15 June 2023 Time to read: 4 mins

Obituary: Ben Helfgott

It is with great sadness that the IHRA and its UK Delegation announce the passing of our beloved colleague and friend, Sir Ben Helfgott.

Ben was the last remaining survivor to serve as a delegate to the IHRA. He was present at the founding of the IHRA in Stockholm in 2000, later stating “My stand-out memories from the Stockholm international Forum on the Holocaust are Göran Persson’s speeches, but the whole atmosphere was phenomenal. Everyone there knew they were part of something historic and very special.”

IHRA Secretary General, Dr Kathrin Meyer, said “Ben was a kind and passionate individual who cared deeply about educating future generations about the horrors of the Holocaust and its consequences for the present day. I will never forget the emotional experience of listening to him share his testimony during the Czech IHRA Chairmanship in Terezin. Part of the reason I do this job is for him and I will always be grateful that I had the opportunity to work alongside him throughout my time at the IHRA. We continue our important work to honour the victims and survivors of the Holocaust in his memory”.

Born in 1929 in Piotrków, Poland, Ben was almost ten at the start of the Second World War. In October 1939, together with his parents and two younger sisters, Ben was ordered to move into a ghetto. Deportations from the Piotrków Ghetto began in October 1942. In one week approximately 22,000 Jews were rounded up and deported to Treblinka, including Ben’s grandfather. Shortly after, Ben’s mother and youngest sister Lusia, who was eight years old, were rounded up and killed in nearby woods.

In 1944 Ben was sent to the Buchenwald Concentration Camp, together with his father, while his sister, Mala, and his cousin, Ann, were deported to Ravensbrück. Ben and his father were in Buchenwald for nearly two weeks before they were separated, and Ben was sent to a concentration camp in Schlieben. In April 1945 Ben was transported to Theresienstadt, three weeks before the camp’s liberation. After liberation Ben found out that his father had been shot just a few days before the end of the war, as he made a bid to escape from a death march.

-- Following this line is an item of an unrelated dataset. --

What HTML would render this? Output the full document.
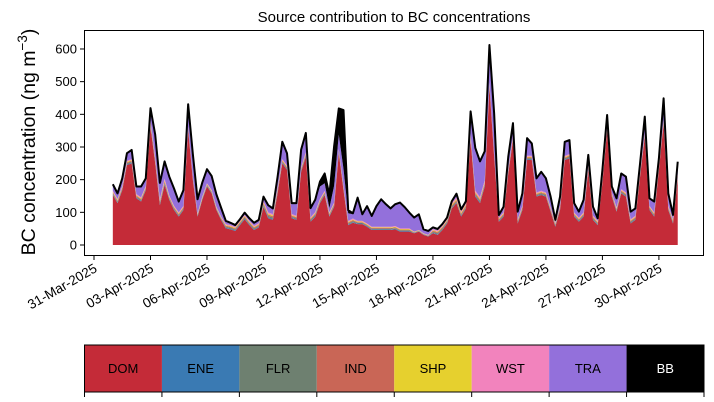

After the war, fifteen-year-old Ben was reunited with a younger cousin, Gienek, in Theresienstadt. His also found out that his sister, Mala and his cousin, Ann, had survived and were in the displaced persons’ camp at Bergen-Belsen. At Theresienstadt he was offered the chance to go to England. Upon hearing that travel to Bergen-Belsen would be impossible, he decided to make the trip to England and contact Mala once he arrived. Mala was taken to Sweden but was reunited with her brother in 1947.

Ben traveled to the UK with a group of around 300 boys, all around the age of sixteen, 30 girls and 20 young children. They arrived in England in August 1945 and spent time in Windermere in the Lake District. From there, 30 of the boys were sent to Essex and finally Ben moved to Belsize Park where he lived in a hostel. He helped to establish a club for Jewish young people, called the Primrose Club and attended Plaistow Grammar School, in an attempt to make up 6 years of his lost schooling.

Ben enjoyed taking part in sporting activities such as gymnastics, football, athletics and table tennis and in 1948 Ben got involved with weightlifting. He won the trials for the Maccabiah Games, became Home Counties champion and went on to win a gold medal in Israel. In 1956 he represented his adopted country at the Olympic Games in Melbourne, 1958 Commonwealth Games in Cardiff where he won a bronze medal, and at the 1960 Olympic Games in Rome as captain of the British weightlifting team.

Ben devoted his life to promoting Holocaust education. Ben was a long-standing member of the UK Delegation to the IHRA and held the position of Chairman of the ‘45 Aid Society for more than 40 years, an association formed by and for the children who arrived in England in 1945 from Nazi-occupied Europe. He was an honorary patron of the Holocaust Educational Trust and was President of the Holocaust Memorial Day Trust.

In June 2018 he was awarded a knighthood in the Queen’s Birthday Honours.

Ben will be very much missed, as a respected colleague and also as a very dear friend.

Our thoughts and heartfelt condolences are with Ben’s wife Arza, who remains a dear member of the IHRA family, his three sons Michael, Maurice, and Nathan, and his colleagues in the UK Delegation.

May his memory always be a blessing.